Problem: Provide only the number of lines in the data below that contain the string "this".

Source records:
=-=-=

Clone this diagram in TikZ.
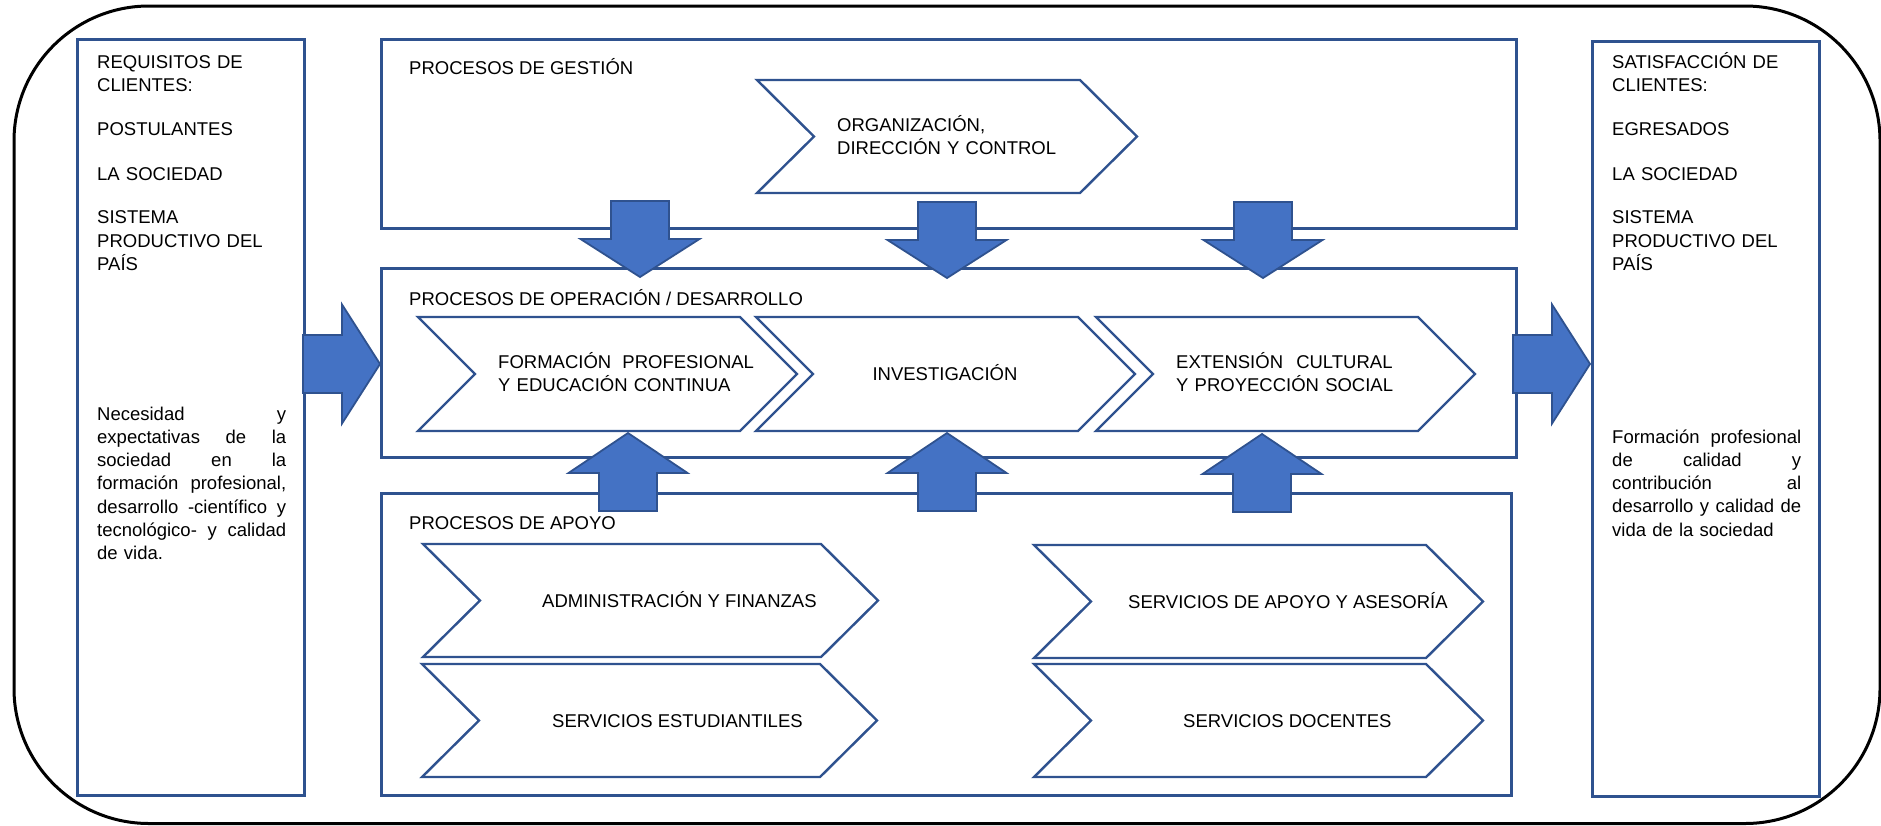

=-=-=

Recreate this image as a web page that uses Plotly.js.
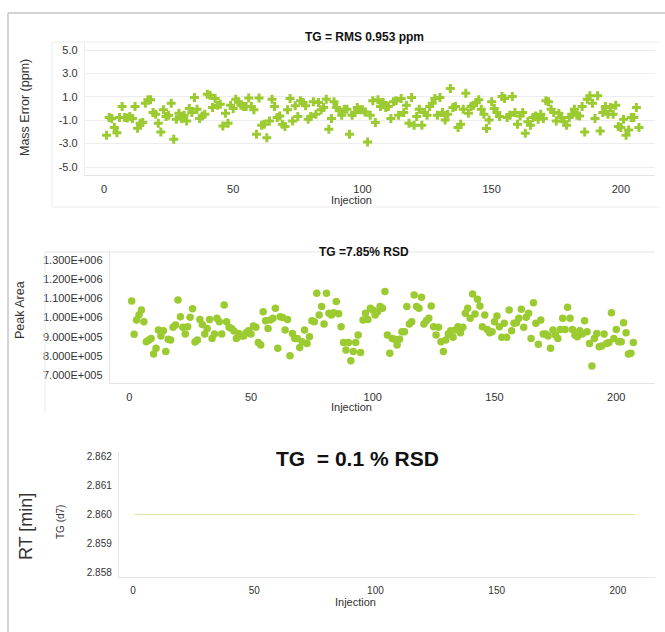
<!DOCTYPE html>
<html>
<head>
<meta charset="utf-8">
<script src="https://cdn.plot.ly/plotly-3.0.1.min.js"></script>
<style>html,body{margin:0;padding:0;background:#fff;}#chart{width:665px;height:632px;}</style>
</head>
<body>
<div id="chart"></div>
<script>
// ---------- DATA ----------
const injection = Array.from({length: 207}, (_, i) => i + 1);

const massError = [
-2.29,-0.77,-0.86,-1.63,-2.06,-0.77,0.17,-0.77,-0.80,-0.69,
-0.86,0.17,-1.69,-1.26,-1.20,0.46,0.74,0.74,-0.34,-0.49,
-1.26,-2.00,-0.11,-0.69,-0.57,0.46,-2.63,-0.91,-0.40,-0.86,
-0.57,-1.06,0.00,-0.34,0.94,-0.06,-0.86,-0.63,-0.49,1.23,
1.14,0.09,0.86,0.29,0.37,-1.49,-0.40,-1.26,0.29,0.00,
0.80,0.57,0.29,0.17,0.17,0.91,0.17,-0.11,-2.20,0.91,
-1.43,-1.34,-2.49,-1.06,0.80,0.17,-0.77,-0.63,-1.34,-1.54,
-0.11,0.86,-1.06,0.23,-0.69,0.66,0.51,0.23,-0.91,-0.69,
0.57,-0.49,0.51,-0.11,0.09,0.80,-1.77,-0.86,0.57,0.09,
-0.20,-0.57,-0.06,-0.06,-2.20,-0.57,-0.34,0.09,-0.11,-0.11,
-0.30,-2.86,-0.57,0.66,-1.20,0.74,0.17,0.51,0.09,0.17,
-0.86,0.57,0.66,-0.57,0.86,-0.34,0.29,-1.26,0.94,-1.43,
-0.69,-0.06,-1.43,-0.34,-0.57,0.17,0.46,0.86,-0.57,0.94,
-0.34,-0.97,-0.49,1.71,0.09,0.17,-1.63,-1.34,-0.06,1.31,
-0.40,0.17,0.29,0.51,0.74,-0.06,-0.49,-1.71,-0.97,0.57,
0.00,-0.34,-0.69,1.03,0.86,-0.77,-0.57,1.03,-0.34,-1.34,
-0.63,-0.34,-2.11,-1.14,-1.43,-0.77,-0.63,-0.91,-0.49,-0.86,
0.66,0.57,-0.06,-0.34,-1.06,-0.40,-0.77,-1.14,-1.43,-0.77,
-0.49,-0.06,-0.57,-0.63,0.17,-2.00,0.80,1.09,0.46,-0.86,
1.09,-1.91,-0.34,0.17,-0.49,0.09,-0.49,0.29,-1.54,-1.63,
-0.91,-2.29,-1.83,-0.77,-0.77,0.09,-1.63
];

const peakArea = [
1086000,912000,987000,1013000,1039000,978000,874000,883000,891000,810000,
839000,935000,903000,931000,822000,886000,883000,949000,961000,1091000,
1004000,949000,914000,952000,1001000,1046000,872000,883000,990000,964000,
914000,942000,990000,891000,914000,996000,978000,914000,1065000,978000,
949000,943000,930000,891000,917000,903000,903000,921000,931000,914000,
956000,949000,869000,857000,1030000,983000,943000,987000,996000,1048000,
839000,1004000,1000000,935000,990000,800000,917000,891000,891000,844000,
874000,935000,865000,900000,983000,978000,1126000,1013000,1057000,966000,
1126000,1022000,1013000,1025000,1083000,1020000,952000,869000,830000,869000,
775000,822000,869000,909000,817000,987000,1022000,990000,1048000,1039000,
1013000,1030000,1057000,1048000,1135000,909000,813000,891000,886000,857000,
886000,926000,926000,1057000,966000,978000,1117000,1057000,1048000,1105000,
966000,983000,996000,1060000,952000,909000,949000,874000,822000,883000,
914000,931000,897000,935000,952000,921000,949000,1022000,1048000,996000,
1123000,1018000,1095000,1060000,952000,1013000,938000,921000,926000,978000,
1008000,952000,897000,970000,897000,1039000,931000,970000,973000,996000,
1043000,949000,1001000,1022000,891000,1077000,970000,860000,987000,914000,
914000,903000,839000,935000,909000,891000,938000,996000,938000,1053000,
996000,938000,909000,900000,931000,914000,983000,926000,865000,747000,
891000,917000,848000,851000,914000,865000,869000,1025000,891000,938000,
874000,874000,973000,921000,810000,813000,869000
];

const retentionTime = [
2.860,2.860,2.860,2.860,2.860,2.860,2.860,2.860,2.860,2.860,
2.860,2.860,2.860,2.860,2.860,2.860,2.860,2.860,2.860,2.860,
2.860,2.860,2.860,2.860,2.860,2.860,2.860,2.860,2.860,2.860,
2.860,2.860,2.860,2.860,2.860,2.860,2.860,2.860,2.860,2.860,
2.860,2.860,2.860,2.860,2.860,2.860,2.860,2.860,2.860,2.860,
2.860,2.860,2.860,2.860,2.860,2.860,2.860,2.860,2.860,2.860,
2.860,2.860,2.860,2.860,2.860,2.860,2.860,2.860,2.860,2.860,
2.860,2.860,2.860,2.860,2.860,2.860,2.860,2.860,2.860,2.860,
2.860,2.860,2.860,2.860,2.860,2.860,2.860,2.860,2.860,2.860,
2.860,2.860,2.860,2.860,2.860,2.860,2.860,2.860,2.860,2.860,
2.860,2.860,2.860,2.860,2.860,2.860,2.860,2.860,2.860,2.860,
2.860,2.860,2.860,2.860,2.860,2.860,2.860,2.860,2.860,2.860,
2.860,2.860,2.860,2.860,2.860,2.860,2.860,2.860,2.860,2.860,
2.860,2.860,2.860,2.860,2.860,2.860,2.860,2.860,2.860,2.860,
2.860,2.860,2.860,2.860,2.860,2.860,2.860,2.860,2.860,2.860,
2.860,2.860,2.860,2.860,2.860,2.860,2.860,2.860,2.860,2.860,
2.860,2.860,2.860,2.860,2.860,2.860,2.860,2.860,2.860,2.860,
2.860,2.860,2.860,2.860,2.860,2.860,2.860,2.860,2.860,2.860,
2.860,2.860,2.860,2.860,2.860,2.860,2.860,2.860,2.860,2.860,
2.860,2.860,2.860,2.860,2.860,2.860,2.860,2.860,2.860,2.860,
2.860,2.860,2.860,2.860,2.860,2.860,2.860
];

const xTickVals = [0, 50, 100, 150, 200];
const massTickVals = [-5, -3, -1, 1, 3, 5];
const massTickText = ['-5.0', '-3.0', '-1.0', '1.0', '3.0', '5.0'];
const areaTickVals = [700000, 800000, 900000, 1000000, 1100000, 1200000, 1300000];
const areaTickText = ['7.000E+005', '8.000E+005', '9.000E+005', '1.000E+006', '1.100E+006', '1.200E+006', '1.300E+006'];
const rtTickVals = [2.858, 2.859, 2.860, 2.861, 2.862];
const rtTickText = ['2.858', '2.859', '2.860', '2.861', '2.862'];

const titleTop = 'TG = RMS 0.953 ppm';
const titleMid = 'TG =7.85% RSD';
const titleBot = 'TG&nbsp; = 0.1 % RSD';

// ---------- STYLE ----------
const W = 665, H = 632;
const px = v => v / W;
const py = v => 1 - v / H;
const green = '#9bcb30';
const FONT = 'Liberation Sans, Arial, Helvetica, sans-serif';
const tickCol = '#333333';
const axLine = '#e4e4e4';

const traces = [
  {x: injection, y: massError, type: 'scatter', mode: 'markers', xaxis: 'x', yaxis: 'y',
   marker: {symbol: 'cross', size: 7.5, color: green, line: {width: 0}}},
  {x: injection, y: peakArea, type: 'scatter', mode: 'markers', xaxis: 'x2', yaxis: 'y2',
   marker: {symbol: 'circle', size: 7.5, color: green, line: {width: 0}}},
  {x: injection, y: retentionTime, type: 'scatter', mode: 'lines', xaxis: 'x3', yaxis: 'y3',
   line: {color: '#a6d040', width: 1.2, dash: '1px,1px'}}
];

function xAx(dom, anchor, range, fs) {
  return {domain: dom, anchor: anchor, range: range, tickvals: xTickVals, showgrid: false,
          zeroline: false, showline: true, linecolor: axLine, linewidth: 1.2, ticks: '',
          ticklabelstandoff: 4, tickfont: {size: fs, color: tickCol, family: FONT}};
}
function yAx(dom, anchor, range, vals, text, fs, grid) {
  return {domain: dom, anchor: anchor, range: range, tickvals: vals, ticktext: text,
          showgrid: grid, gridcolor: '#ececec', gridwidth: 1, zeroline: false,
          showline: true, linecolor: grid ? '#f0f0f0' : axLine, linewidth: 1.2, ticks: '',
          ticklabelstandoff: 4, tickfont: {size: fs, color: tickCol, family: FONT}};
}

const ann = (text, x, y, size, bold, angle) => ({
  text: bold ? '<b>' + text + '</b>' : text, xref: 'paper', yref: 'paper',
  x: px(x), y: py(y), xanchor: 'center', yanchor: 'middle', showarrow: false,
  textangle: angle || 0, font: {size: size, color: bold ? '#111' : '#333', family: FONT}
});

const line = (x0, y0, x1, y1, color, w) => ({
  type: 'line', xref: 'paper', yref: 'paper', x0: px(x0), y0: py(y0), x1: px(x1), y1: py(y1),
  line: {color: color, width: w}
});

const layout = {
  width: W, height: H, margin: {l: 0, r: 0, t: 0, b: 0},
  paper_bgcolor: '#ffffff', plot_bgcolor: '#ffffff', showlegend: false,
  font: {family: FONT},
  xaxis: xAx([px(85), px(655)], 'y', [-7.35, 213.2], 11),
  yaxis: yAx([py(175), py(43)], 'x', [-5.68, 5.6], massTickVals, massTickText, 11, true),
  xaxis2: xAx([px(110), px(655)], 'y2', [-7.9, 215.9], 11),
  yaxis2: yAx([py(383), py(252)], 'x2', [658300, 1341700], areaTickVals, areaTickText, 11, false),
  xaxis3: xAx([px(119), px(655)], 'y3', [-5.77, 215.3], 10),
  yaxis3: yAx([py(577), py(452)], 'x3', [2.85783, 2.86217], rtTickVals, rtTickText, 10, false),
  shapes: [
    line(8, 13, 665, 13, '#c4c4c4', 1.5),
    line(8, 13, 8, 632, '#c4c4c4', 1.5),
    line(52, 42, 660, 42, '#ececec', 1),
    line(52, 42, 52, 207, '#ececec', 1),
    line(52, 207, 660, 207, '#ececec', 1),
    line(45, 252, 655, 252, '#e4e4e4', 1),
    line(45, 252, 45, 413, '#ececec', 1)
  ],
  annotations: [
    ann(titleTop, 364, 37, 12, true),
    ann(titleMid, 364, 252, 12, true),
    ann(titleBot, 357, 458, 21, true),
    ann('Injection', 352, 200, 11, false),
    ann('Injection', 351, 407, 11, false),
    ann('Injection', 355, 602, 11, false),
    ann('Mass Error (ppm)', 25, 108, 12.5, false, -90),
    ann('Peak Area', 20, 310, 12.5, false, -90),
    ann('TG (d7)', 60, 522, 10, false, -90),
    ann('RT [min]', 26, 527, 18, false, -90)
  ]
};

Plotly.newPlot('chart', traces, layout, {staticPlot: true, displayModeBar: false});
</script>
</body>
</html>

=-=-=

Written answer: 2